**Goal:** Everything from the line containing "Recreate this image" down to the line containing "Chart.register(...registerables);" is to be returned exactly; include both boundary lines and leave out all others.

**Data listing:**
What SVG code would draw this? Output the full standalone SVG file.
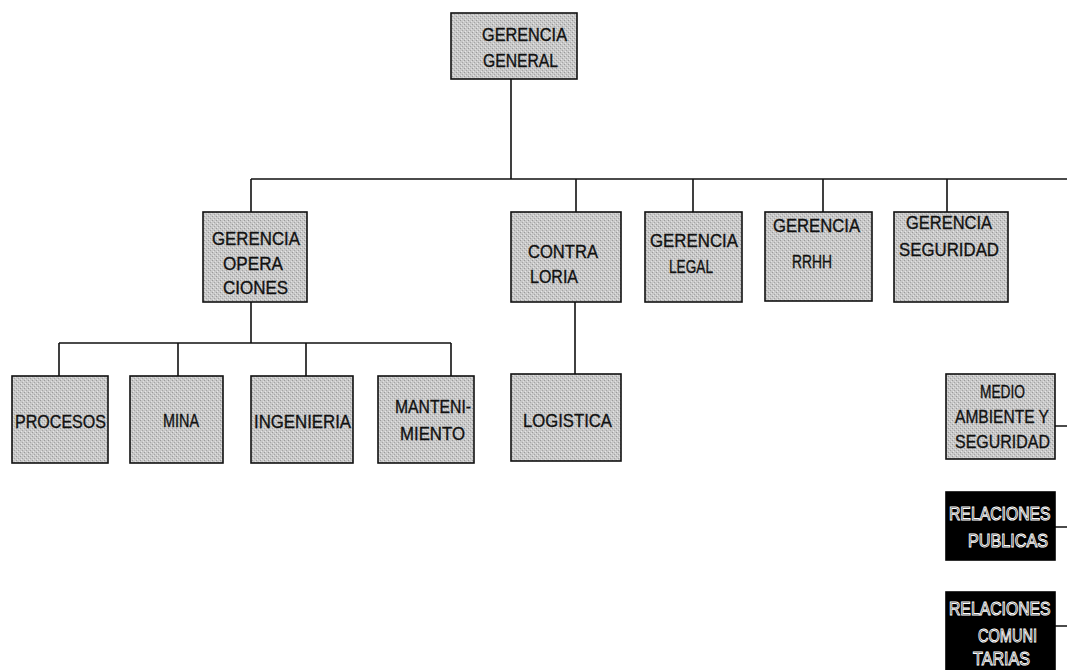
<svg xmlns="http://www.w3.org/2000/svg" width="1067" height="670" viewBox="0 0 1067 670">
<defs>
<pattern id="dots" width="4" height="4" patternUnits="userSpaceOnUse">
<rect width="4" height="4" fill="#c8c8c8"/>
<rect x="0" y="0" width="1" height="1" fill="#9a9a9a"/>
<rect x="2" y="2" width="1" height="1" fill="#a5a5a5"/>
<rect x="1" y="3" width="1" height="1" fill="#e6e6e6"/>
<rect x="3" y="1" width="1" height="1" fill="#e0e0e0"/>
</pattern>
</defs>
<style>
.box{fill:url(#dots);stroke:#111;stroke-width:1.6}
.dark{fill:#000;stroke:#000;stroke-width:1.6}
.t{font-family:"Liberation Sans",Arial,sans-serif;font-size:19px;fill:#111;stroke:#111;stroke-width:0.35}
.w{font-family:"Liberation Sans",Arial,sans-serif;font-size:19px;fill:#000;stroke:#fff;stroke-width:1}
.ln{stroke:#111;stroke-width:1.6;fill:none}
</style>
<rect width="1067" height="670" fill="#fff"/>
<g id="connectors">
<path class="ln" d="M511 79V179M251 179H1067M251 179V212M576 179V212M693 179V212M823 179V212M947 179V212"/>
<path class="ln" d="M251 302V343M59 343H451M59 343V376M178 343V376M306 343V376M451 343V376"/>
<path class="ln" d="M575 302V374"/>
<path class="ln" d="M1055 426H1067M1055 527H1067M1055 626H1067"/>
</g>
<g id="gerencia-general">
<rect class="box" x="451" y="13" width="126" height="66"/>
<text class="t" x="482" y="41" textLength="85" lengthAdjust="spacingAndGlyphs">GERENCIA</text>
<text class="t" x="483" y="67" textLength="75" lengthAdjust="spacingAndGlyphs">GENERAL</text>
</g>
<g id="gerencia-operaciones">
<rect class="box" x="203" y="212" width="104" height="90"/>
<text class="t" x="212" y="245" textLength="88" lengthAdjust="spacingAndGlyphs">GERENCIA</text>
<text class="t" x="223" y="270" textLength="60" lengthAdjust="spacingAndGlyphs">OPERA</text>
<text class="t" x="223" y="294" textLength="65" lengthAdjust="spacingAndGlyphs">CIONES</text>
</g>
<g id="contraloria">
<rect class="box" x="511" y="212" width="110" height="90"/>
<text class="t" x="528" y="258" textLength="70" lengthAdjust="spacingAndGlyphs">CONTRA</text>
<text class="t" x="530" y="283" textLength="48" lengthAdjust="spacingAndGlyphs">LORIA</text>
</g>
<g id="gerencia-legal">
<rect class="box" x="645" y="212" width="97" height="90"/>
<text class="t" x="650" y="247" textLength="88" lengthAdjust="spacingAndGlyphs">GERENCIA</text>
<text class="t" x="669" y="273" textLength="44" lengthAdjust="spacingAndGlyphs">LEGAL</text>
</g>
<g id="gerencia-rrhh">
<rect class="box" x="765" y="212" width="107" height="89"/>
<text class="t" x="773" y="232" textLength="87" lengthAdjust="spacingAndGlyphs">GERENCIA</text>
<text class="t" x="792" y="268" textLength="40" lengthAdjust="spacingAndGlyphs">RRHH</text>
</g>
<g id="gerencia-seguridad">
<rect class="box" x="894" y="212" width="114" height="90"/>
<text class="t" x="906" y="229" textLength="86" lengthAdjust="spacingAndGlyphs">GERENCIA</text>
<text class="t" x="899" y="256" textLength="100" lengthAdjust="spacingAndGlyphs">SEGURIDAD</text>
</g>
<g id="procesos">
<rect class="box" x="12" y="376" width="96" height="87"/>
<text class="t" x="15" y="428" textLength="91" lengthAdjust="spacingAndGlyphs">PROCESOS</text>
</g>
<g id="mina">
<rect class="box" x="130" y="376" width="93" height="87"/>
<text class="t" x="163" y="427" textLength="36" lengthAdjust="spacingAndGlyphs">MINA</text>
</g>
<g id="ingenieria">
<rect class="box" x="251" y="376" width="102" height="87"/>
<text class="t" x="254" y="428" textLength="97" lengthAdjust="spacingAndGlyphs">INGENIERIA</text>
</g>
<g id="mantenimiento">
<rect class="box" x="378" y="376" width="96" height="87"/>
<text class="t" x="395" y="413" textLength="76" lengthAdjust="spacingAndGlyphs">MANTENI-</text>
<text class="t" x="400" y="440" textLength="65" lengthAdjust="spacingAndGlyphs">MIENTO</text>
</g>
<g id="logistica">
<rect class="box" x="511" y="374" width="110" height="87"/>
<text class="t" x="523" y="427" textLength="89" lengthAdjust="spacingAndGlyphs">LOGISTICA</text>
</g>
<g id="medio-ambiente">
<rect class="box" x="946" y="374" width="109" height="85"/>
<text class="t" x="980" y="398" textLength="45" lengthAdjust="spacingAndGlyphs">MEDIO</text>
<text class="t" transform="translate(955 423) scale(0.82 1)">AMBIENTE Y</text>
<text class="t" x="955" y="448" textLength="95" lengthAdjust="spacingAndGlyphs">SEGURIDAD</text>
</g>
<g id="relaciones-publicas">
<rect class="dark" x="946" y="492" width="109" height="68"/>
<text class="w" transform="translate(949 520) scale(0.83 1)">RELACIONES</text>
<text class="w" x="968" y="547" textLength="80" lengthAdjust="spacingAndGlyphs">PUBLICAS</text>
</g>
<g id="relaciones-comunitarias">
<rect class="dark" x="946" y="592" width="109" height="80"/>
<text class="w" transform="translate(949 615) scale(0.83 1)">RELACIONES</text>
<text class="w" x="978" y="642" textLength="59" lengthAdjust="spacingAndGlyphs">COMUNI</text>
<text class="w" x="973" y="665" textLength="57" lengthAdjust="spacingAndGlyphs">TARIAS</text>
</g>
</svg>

==

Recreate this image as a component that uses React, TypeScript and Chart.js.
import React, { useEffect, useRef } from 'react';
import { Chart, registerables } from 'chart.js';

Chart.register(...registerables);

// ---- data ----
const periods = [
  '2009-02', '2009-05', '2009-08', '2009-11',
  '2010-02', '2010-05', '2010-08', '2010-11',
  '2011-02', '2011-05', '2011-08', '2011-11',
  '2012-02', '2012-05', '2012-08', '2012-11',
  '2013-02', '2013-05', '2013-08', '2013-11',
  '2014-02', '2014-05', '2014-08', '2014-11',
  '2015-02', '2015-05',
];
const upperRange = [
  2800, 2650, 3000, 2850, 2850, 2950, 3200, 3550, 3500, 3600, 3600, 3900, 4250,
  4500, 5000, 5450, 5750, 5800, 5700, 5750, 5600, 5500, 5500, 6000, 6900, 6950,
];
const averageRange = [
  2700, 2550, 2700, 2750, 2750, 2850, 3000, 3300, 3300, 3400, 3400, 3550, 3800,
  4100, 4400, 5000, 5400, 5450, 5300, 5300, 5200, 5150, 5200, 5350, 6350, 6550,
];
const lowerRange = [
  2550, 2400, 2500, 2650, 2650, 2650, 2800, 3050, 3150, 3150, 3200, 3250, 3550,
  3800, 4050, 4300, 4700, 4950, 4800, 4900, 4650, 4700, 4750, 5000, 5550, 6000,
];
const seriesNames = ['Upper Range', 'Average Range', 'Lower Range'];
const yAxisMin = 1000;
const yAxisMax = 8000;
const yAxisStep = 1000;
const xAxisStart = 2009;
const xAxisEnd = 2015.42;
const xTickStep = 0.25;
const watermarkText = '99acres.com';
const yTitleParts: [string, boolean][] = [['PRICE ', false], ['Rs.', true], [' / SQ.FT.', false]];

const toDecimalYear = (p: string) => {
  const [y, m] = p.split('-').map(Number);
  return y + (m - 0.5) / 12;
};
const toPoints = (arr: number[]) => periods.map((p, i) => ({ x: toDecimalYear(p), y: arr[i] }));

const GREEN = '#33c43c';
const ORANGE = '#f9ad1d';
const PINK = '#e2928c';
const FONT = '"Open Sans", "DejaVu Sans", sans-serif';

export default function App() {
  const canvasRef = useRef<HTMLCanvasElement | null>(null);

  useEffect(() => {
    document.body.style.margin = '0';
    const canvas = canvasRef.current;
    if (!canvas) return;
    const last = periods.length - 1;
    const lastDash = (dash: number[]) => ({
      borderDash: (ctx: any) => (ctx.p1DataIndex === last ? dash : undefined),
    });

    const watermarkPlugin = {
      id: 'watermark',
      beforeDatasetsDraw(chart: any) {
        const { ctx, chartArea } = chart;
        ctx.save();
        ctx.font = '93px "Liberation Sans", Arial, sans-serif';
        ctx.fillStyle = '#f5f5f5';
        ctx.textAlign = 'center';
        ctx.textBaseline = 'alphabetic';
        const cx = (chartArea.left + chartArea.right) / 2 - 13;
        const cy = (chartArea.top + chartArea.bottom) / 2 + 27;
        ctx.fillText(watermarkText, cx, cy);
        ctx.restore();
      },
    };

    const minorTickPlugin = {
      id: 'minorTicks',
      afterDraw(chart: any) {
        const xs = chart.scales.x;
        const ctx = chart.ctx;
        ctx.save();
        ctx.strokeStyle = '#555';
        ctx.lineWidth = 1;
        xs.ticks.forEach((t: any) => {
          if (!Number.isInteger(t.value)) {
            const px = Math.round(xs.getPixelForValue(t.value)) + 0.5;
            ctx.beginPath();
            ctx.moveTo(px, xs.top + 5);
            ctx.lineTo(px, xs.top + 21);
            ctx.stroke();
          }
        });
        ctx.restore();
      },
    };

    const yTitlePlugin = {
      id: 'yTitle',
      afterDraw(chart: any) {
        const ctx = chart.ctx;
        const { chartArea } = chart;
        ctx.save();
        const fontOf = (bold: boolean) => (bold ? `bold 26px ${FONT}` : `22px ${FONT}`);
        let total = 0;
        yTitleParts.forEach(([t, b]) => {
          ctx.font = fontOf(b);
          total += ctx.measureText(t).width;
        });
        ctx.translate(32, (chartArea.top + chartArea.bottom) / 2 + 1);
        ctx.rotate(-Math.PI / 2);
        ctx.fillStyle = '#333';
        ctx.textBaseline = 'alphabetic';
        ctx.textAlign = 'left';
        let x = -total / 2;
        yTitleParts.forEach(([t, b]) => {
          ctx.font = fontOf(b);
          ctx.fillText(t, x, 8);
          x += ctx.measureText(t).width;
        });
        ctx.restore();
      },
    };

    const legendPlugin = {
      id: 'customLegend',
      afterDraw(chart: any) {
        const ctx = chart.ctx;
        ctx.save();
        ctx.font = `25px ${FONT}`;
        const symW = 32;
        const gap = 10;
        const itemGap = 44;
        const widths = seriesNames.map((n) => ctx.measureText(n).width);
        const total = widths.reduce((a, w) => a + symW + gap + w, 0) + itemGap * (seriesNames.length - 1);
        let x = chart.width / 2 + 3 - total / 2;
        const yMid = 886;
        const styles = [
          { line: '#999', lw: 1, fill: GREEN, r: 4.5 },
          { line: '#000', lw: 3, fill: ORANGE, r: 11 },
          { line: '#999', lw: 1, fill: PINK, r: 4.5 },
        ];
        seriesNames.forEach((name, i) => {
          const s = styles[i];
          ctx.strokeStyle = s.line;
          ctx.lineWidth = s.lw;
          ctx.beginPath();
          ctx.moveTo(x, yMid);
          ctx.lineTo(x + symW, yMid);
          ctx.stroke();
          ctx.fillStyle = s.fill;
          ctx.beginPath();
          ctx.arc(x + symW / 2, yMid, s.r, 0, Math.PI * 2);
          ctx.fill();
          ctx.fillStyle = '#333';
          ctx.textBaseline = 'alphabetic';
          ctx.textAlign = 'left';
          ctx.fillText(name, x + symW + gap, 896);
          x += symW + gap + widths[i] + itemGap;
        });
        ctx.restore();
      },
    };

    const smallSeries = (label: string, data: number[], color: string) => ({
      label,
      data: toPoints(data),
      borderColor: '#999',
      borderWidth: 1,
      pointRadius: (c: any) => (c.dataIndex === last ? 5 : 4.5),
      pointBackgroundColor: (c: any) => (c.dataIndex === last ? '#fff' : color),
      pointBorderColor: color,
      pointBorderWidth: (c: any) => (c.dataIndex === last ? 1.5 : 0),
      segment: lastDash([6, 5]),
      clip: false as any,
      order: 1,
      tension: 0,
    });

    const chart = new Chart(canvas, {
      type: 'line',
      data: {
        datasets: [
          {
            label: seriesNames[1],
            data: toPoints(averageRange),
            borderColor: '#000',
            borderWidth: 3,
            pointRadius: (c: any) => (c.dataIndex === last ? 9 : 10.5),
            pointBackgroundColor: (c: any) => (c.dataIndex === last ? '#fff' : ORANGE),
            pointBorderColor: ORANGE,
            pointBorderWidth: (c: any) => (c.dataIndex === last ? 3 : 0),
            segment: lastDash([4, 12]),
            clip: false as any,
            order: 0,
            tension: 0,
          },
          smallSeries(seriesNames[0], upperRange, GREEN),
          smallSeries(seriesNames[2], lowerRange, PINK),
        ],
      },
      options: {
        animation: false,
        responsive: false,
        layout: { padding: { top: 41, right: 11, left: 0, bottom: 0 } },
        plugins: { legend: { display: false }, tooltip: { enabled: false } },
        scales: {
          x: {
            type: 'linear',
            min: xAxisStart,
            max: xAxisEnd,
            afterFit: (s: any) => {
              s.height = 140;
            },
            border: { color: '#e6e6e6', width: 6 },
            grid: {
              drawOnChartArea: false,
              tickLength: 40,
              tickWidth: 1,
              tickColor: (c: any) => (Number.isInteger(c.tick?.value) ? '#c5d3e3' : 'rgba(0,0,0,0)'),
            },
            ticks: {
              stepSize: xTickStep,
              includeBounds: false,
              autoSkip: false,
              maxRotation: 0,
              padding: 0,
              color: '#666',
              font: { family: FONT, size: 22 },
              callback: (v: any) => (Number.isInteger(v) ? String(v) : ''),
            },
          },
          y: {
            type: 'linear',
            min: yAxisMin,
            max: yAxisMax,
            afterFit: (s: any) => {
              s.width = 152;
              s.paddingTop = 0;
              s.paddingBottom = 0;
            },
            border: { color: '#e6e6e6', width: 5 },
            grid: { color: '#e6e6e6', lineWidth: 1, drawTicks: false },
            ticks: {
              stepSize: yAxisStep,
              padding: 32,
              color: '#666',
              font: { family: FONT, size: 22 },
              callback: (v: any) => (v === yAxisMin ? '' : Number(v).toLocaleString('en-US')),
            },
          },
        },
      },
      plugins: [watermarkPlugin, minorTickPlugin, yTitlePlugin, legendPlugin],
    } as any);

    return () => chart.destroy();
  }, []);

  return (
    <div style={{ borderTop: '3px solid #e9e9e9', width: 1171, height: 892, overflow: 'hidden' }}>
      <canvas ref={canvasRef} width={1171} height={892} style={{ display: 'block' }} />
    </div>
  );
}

**Output below:**
Recreate this image as a component that uses React, TypeScript and Chart.js.
import React, { useEffect, useRef } from 'react';
import { Chart, registerables } from 'chart.js';

Chart.register(...registerables);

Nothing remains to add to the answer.